Je suis favorable à développer des alliances et des rapprochements pour consolider notre industrie quand nos entreprises sont trop éparpillées, et je suis favorable à la concurrence, quand il s’agit de faire sauter des situations de rente qui n’apportent pas de plus-value à notre économie. Dans tous les cas, je n’ai qu’une seule ligne directrice : il faut que nos schémas industriels créent de la richesse pour les consommateurs, de l’innovation, des emplois et une force de frappe pour conquérir des marchés à l’international.

Dans cette optique, David contre Goliath a pris position en faveur de Demander Justice, un service aux justiciables menacé par l’Ordre des avocats, ou Sonalto qui développe un appareil d’assistance auditive que l’Ordre des audioprothésistes tente d’exclure du marché. Quelle est votre position face à ces professions réglementées qui veulent protéger leur pré carré ?

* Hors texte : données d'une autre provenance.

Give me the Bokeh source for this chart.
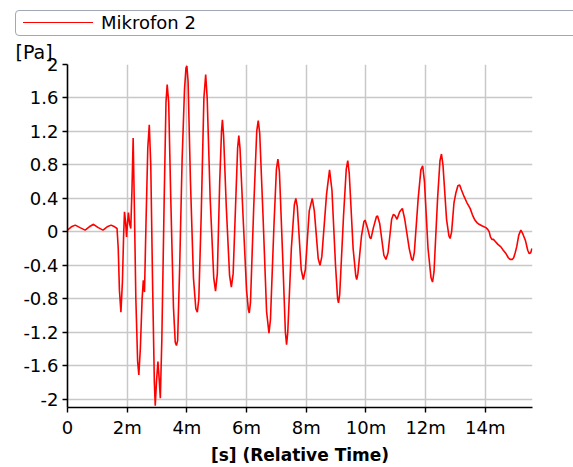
from bokeh.plotting import figure
from bokeh.layouts import column
from bokeh.models import (Range1d, FixedTicker, CustomJSTickFormatter, Div,
                          ColumnDataSource)
from bokeh.embed import file_html
from bokeh.resources import INLINE

# time in milliseconds (axis labels show "m" = milli-seconds)
time_ms = [
    0.00, 0.13, 0.26, 0.42, 0.59, 0.73, 0.87, 1.03, 1.19, 1.33, 1.46, 1.58, 1.66,
    1.70, 1.74, 1.79, 1.84, 1.88, 1.91, 1.95, 1.98, 2.01, 2.04, 2.08, 2.12, 2.16,
    2.20, 2.24, 2.29, 2.35, 2.39, 2.44, 2.50, 2.54, 2.58, 2.63, 2.69, 2.74, 2.79,
    2.85, 2.91, 2.94, 2.98, 3.03, 3.07, 3.11, 3.16, 3.24, 3.30, 3.34, 3.39, 3.46,
    3.55, 3.61, 3.65, 3.69, 3.76, 3.84, 3.92, 3.97, 4.00, 4.04, 4.12, 4.22, 4.30,
    4.35, 4.40, 4.48, 4.57, 4.63, 4.68, 4.78, 4.90, 4.96, 5.02, 5.10, 5.16, 5.19,
    5.23, 5.32, 5.43, 5.49, 5.55, 5.64, 5.70, 5.74, 5.78, 5.88, 6.00, 6.06, 6.09,
    6.13, 6.24, 6.34, 6.39, 6.44, 6.55, 6.67, 6.75, 6.80, 6.92, 7.00, 7.05, 7.10,
    7.21, 7.30, 7.34, 7.38, 7.50, 7.60, 7.65, 7.70, 7.83, 7.90, 7.97, 8.10, 8.20,
    8.27, 8.40, 8.46, 8.52, 8.68, 8.78, 8.86, 8.98, 9.05, 9.08, 9.12, 9.25, 9.34,
    9.39, 9.44, 9.57, 9.66, 9.69, 9.73, 9.85, 9.93, 9.97, 10.05, 10.13, 10.17,
    10.25, 10.35, 10.39, 10.46, 10.60, 10.67, 10.74, 10.86, 10.92, 10.98, 11.04,
    11.13, 11.22, 11.30, 11.45, 11.53, 11.57, 11.62, 11.75, 11.84, 11.90, 11.96,
    12.08, 12.18, 12.23, 12.28, 12.40, 12.48, 12.53, 12.58, 12.70, 12.78, 12.82,
    12.87, 12.95, 13.01, 13.08, 13.14, 13.20, 13.29, 13.38, 13.49, 13.57, 13.65,
    13.72, 13.79, 13.90, 14.02, 14.08, 14.13, 14.17, 14.22, 14.27, 14.32, 14.42,
    14.52, 14.60, 14.69, 14.77, 14.83, 14.90, 14.95, 15.00, 15.05, 15.12, 15.19,
    15.25, 15.34, 15.42, 15.47, 15.52, 15.56,
]
pressure_pa = [
    0.02, 0.06, 0.08, 0.05, 0.02, 0.06, 0.09, 0.05, 0.02, 0.06, 0.08, 0.06, 0.04,
    -0.20, -0.70, -0.96, -0.60, -0.05, 0.24, 0.10, -0.06, 0.10, 0.23, 0.10, 0.04, 0.50,
    1.12, 0.30, -0.80, -1.55, -1.71, -1.40, -0.80, -0.58, -0.72, 0.10, 1.00, 1.28, 0.80,
    -0.60, -1.80, -2.08, -1.80, -1.55, -1.75, -1.99, -1.30, 0.40, 1.55, 1.76, 1.55, 0.40,
    -0.90, -1.32, -1.36, -1.30, -0.40, 0.86, 1.70, 1.96, 1.98, 1.80, 0.60, -0.55, -0.92,
    -0.96, -0.80, 0.20, 1.60, 1.88, 1.60, 0.40, -0.55, -0.71, -0.50, 0.60, 1.20, 1.34,
    1.15, 0.30, -0.52, -0.66, -0.50, 0.40, 1.00, 1.15, 1.00, 0.20, -0.70, -0.93, -0.97,
    -0.85, 0.30, 1.20, 1.33, 1.18, 0.20, -0.95, -1.21, -1.05, 0.10, 0.75, 0.87, 0.72,
    -0.30, -1.20, -1.35, -1.20, -0.20, 0.32, 0.40, 0.30, -0.45, -0.57, -0.45, 0.25, 0.40,
    0.25, -0.32, -0.40, -0.30, 0.45, 0.74, 0.50, -0.40, -0.80, -0.85, -0.75, 0.20, 0.75,
    0.85, 0.70, -0.20, -0.53, -0.57, -0.50, -0.05, 0.12, 0.14, 0.05, -0.07, -0.08,
    0.05, 0.18, 0.19, 0.10, -0.28, -0.33, -0.25, 0.15, 0.21, 0.19, 0.15,
    0.24, 0.28, 0.15, -0.20, -0.33, -0.34, -0.25, 0.40, 0.74, 0.79, 0.60,
    -0.20, -0.55, -0.60, -0.48, 0.40, 0.85, 0.93, 0.80, 0.15, -0.05, -0.08,
    0.00, 0.35, 0.46, 0.55, 0.56, 0.50, 0.42, 0.35, 0.28, 0.20, 0.14,
    0.11, 0.09, 0.07, 0.05, 0.03, 0.00, -0.06, -0.09, -0.09, -0.11, -0.15,
    -0.18, -0.22, -0.26, -0.31, -0.33, -0.33, -0.31, -0.25, -0.18, -0.04, 0.02,
    -0.02, -0.10, -0.22, -0.26, -0.25, -0.20,
]

series_name = "Mikrofon 2"
series_color = "#ff0000"
x_title = "[s] (Relative Time)"
y_title = "[Pa]"
x_ticks = [0, 2, 4, 6, 8, 10, 12, 14]
x_tick_labels = ["0", "2m", "4m", "6m", "8m", "10m", "12m", "14m"]
y_ticks = [-2.0, -1.6, -1.2, -0.8, -0.4, 0.0, 0.4, 0.8, 1.2, 1.6, 2.0]
y_tick_labels = ["-2", "-1.6", "-1.2", "-0.8", "-0.4", "0", "0.4", "0.8", "1.2", "1.6", "2"]

FONT = "DejaVu Sans"
LEGEND_H = 37

src = ColumnDataSource(dict(t=time_ms, p=pressure_pa))

p = figure(width=573, height=467 - LEGEND_H, output_backend="svg", toolbar_location=None,
           x_range=Range1d(0, 15.58), y_range=Range1d(-2.1, 2.0),
           min_border_left=67, min_border_right=41, min_border_top=20,
           min_border_bottom=60, title=y_title)
p.outline_line_color = None
p.background_fill_color = "white"
p.border_fill_color = "white"

# y unit shown above the axis, left aligned
p.title.align = "left"
p.title.offset = -52
p.title.standoff = 3
p.title.text_font = FONT
p.title.text_font_size = "19px"
p.title.text_font_style = "normal"
p.title.text_color = "black"

p.line(x="t", y="p", source=src, line_color=series_color, line_width=1.6)

fmt_code = """
let best = 0;
for (let i = 0; i < tv.length; i++) {
  if (Math.abs(tv[i] - tick) < Math.abs(tv[best] - tick)) best = i;
}
return labs[best];
"""
p.xaxis.ticker = FixedTicker(ticks=x_ticks)
p.yaxis.ticker = FixedTicker(ticks=y_ticks)
p.xaxis.formatter = CustomJSTickFormatter(args=dict(tv=x_ticks, labs=x_tick_labels), code=fmt_code)
p.yaxis.formatter = CustomJSTickFormatter(args=dict(tv=y_ticks, labs=y_tick_labels), code=fmt_code)

for ax in (p.xaxis[0], p.yaxis[0]):
    ax.axis_line_color = "black"
    ax.axis_line_width = 1.6
    ax.major_tick_line_color = "black"
    ax.major_tick_line_width = 1.4
    ax.major_tick_in = 0
    ax.major_tick_out = 5
    ax.minor_tick_line_color = None
    ax.major_label_text_font = FONT
    ax.major_label_text_font_size = "18px"
    ax.major_label_text_color = "black"
    ax.major_label_standoff = 4

p.xaxis.axis_label = x_title
p.xaxis.axis_label_text_font = FONT
p.xaxis.axis_label_text_font_size = "17px"
p.xaxis.axis_label_text_font_style = "bold"
p.xaxis.axis_label_text_color = "black"
p.xaxis.axis_label_standoff = 4

p.xgrid.grid_line_color = "#c8c8c8"
p.ygrid.grid_line_color = "#c8c8c8"
p.xgrid.grid_line_width = 1.5
p.ygrid.grid_line_width = 1.5

# legend strip above the plot
legend_html = f"""
<div style="position:relative;width:573px;height:{LEGEND_H}px;overflow:hidden;background:white;">
  <div style="position:absolute;left:15px;top:10px;width:600px;height:26px;box-sizing:border-box;
              border:1px solid #a0a8b4;border-radius:4px;background:white;">
    <div style="position:absolute;left:7px;top:11px;width:70px;height:0;
                border-top:1.6px solid {series_color};"></div>
    <span style="position:absolute;left:85px;top:0;line-height:24px;font-family:'{FONT}';
                 font-size:18px;color:black;white-space:nowrap;">{series_name}</span>
  </div>
</div>
"""
legend_div = Div(text=legend_html, width=573, height=LEGEND_H, margin=(0, 0, 0, 0))

layout = column(legend_div, p, spacing=0)

open("out.html", "w").write(file_html(layout, INLINE))
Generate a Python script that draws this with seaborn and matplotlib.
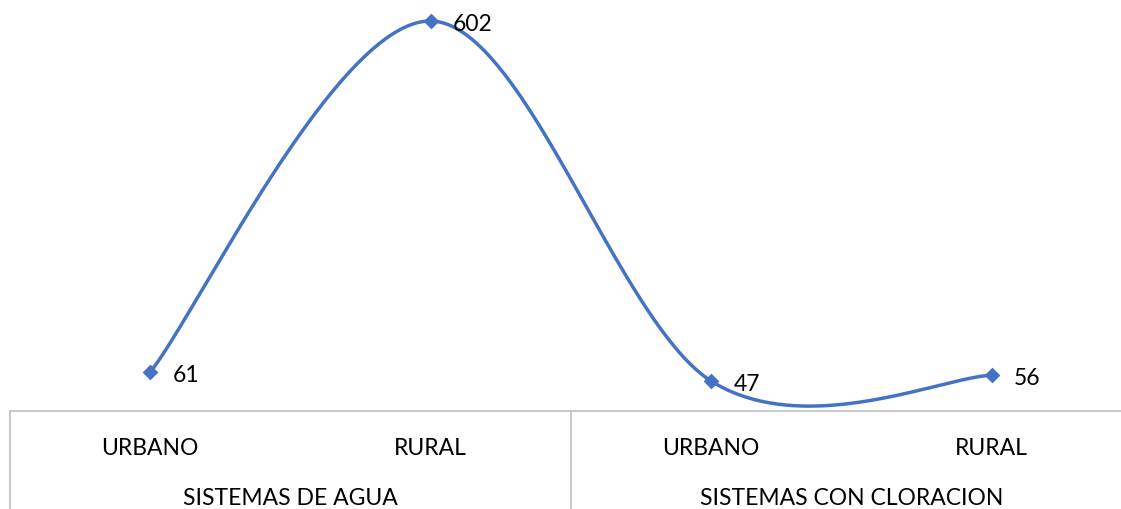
import numpy as np
import pandas as pd
import seaborn as sns
import matplotlib
matplotlib.use("Agg")
import matplotlib.pyplot as plt

# ---- data ----
groups = ["SISTEMAS DE AGUA", "SISTEMAS CON CLORACION"]
subcats = ["URBANO", "RURAL", "URBANO", "RURAL"]
values = [61, 602, 47, 56]

sns.set_theme(style="white")
plt.rcParams['font.family'] = ['Lato', 'DejaVu Sans']

W, H = 1121, 510
fig = plt.figure(figsize=(W / 100, H / 100), dpi=100)
left_px, base_px = 10, 412.6
step_px = 280.5
ax = fig.add_axes([left_px / W, 1 - base_px / H, 1 - left_px / W, base_px / H])

xs = np.arange(len(values), dtype=float)
ys = np.array(values, dtype=float)

# Excel-style smoothed line (Catmull-Rom -> Bezier segments)
P = np.column_stack([xs, ys])
ext = np.vstack([P[0], P, P[-1]])
curve = []
t = np.linspace(0, 1, 80)
for i in range(len(P) - 1):
    p0, p1, p2, p3 = ext[i], ext[i + 1], ext[i + 2], ext[i + 3]
    b1 = p1 + (p2 - p0) / 6
    b2 = p2 - (p3 - p1) / 6
    seg = ((1 - t) ** 3)[:, None] * p1 + (3 * (1 - t) ** 2 * t)[:, None] * b1 \
        + (3 * (1 - t) * t ** 2)[:, None] * b2 + (t ** 3)[:, None] * p2
    curve.append(seg if i == 0 else seg[1:])
curve = np.vstack(curve)
smooth = pd.DataFrame({"x": curve[:, 0], "y": curve[:, 1]})
pts = pd.DataFrame({"x": xs, "y": ys})

color = "#4472C4"
sns.lineplot(data=smooth, x="x", y="y", sort=False, ax=ax, color=color, lw=2.5)
sns.scatterplot(data=pts, x="x", y="y", ax=ax, color=color, marker="D", s=64,
                edgecolor=color, linewidth=0, zorder=5)

for xv, yv in zip(xs, ys):
    ax.annotate(str(int(yv)), (xv, yv), xytext=(16, -1.5), textcoords="offset points",
                ha="left", va="center", fontsize=16.5, color="black")

xmax = (W - left_px) / step_px - 0.5
ax.set_xlim(-0.5, xmax)
ax.set_ylim(0, base_px / ((373 - 22) / (602 - 61)))
ax.set_axis_off()

# category axis boxes
gray = "#BFBFBF"
fig.add_artist(plt.Line2D([left_px / W, 1], [1 - 412 / H] * 2, color=gray, lw=1.2))
for xp in [left_px, left_px + 2 * step_px]:
    fig.add_artist(plt.Line2D([xp / W] * 2, [0, 1 - 412 / H], color=gray, lw=1.2))

for i, s in enumerate(subcats):
    xp = left_px + (i + 0.5) * step_px
    fig.text(xp / W, 1 - 449 / H, s, ha="center", va="center", fontsize=16.5, color="black")
for j, g in enumerate(groups):
    xp = left_px + (2 * j + 1) * step_px
    fig.text(xp / W, 1 - 499 / H, g, ha="center", va="center", fontsize=16.5, color="black")

fig.savefig("out.png", dpi=100)
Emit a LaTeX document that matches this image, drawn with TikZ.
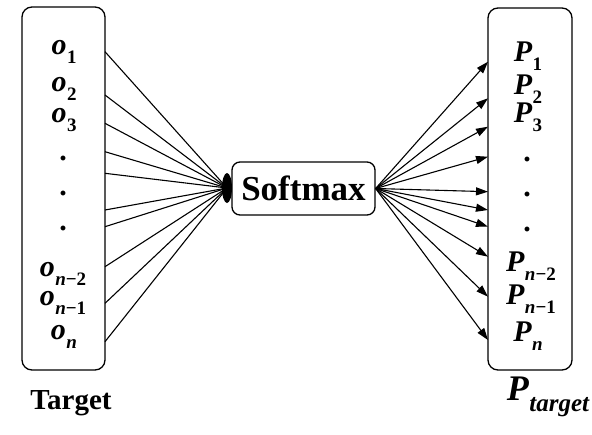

Sur tous ces sujets, mes services, ceux de la DGCCRF, sont très mobilisés pour que les innovations apportent des plus-values aux consommateurs. De l’autre côté, pour les usagers, la nature et la qualité réelle des prestations offertes importent : seuls des professionnels du droit donnent et doivent pouvoir donner des conseils juridiques. L’équilibre entre innovation et compétence devra toujours être préservé.

Si une initiative privée comme Demander Justice apporte une plus-value vérifiée par la DGCCRF et qui en aucun cas ne peut laisser penser aux usagers qu’il s’agit de conseils juridiques, alors dans l’intérêt du justiciable et du consommateur, il n’y a aucune raison pour qu’elle ne puisse pas se développer.

Pouvons-nous donc considérer que lorsque David contre Goliath se mobilise en faveur d’entrepreneurs menacés dans leur développement par des abus de positions dominantes ou des monopoles, vous serez à nos côtés pour lever les entraves à l’esprit d’entreprise qui appauvrissent notre économie ?

L’Autorité de la Concurrence joue son rôle dans ce domaine, et j’ai le plus grand respect pour son Président Bruno Lasserre qui vient d’être renouvelé pour un nouveau mandat. Le Ministère de l’Économie, du Redressement productif et du Numérique jouera également son rôle, armé de la DGCCRF, pour analyser les situations au cas pas cas.

Enfin, dans le cadre du programme national de réforme, le Conseil des Ministres du 23 avril dernier a porté une attention particulière à la lutte contre les rentes, pour favoriser une meilleure concurrence, capable d’améliorer la compétitivité des entreprises, de créer des emplois et d’augmenter le pouvoir d’achat des ménages.

Il y a un domaine où les dommages liés à une position ultra-dominante entraînent des risques majeurs pour notre économie : c’est celui d’Internet avec Google, utilisé à 95% pour les requêtes en ligne. Quelle est votre analyse sur cette situation ?

Je n’entends pas admettre que l’Europe et la France deviennent les colonies numériques des États-Unis. Le numérique est un univers de « winner takes all », où le vainqueur remporte tout, ce qui favorise la constitution de monopoles extravagants. Le monopole de fait de Google sur les moteurs de recherche, qui constituent la porte d’entrée principale vers le web, soulève des enjeux de souveraineté et de concurrence importants.

Afin d’empêcher tout abus du pouvoir exorbitant entre les mains de Google, il convient de mettre en place une régulation ad hoc de son monopole. Nous allons présenter dans les semaines qui viennent des mesures coordonnées en ce sens. Il en va de la souveraineté numérique de la France, tant du point de vue économique que sur des enjeux démocratiques.